The Defendant Imprisoned
The defendant, George Reynolds, was re-sentenced June 14, 1879, and two days later he left Salt Lake City, for Lincoln, Nebraska, in charge of George A. Black and William T. Shaughnessy, deputy marshals, to serve his sentence in the Nebraska penitentiary. He served less than a month in that prison when he was brought back to Utah and placed in the local penitentiary where he was confined until he had served out his sentence, from June 1879 to January 1881, receiving the remission of his fine and the reduction for good behavior of one hundred and forty-four days. While confined he taught school, his pupils being the inmates of the prison. So successful was he that the warden remarked of him: “Reynolds is worth more than all the guards in keeping order among the prisoners.”

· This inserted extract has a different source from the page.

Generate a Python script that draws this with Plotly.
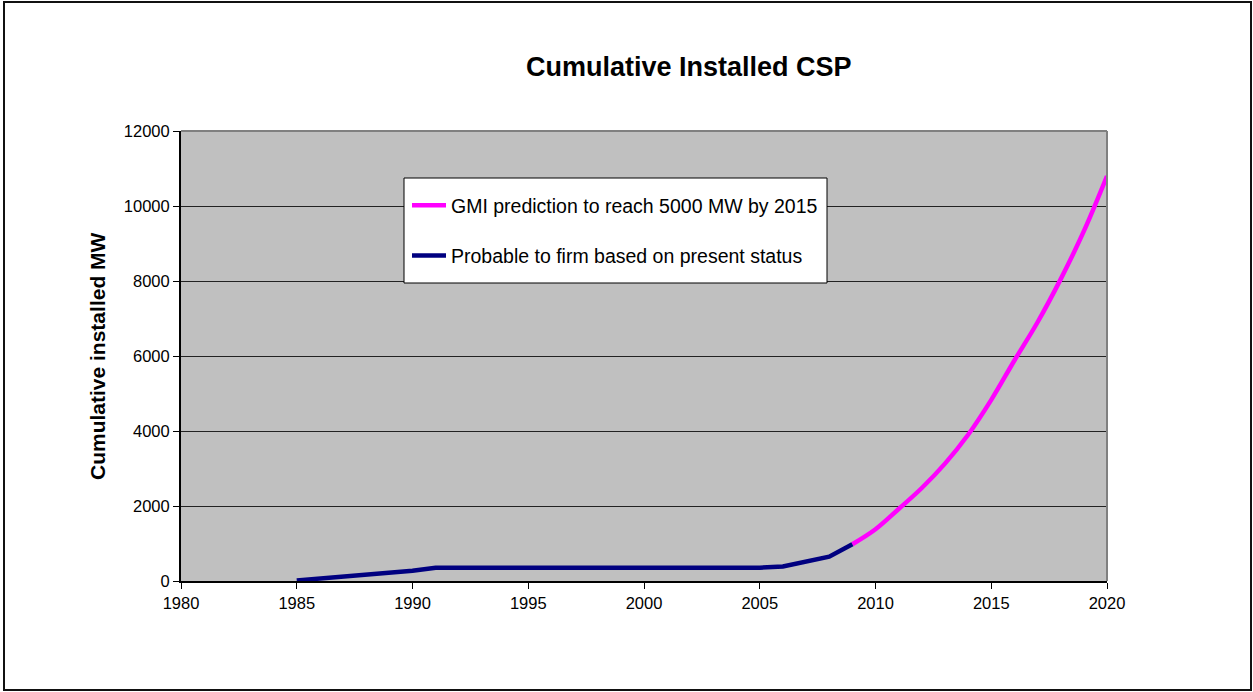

Bitter Threats Against the Church
The bitterness of the anti-“Mormon” press of Salt Lake City, and the broadcast circulation of falsehoods by the enemies of the Church commenced an agitation throughout the nation that was to result in special legislation against the “Mormon” people intended to encompass their destruction. Ministers of the Protestant churches in the United States took up the hue and cry. Many bitter expressions were heard in condemnation of the Latter-day Saints, and threats were made against their peace and safety. A sample of the bloodthirsty utterances is that given by Rev. T. DeWitt Talmage in the Brooklyn Tabernacle, shortly after the death of President Young, as follows: “Now my friends—now, at the death of the Mormon Chieftain, is the time for the United States government to strike. They are less organized than they have been, and less than they will be. If these Mormons will not submit to authority, let so much of their rich lands be confiscated for the wants of the government as will be sufficient for their subjugation. If the government of the United States cannot stand the expense, let Salt Lake City pay for it. (Applause.) Turn their vast temple into an arsenal. Set Phil Sheridan after them. (Immense applause.) Give them enough troops and he will teach all Utah that forty wives is thirty-nine too many. I call upon the Church of Jesus Christ to pray for the overthrow of this iniquity.”
Address of Anti-“Mormon” Women
In November, 1878, the Gentile women in Salt Lake City met in the Congregational Church, to the number of about two hundred, and drew up an address to the wife of the President of the United States, denouncing plural marriage and its practice in the name of religion. They called upon the “Christian women of the United States” to aid them in the arrest of “the progress of evil,” and to delay the admission of Utah into statehood until this was accomplished. Congress was also memorialized and circular letters were forwarded to the clergy with the request that they be presented to their congregations for signatures and then sent to the congressmen of their respective districts.
“Mormon” Women Reply
A counter mass meeting of the women of the Church was held November 16, 1878, in which they declared they had been misjudged and misrepresented to the nation in regard to their most sacred rights. They invited the government to make an impartial investigation of their cause.
Falsehoods of the Press
Nearly every paper in the United States devoted space to the “Mormon” question, and almost without exception, with bitter denunciation and suggestions to Congress of the most drastic nature. The Salt Lake Tribune did not hesitate to circulate the most contemptible falsehoods that these fires of hate might be kept burning.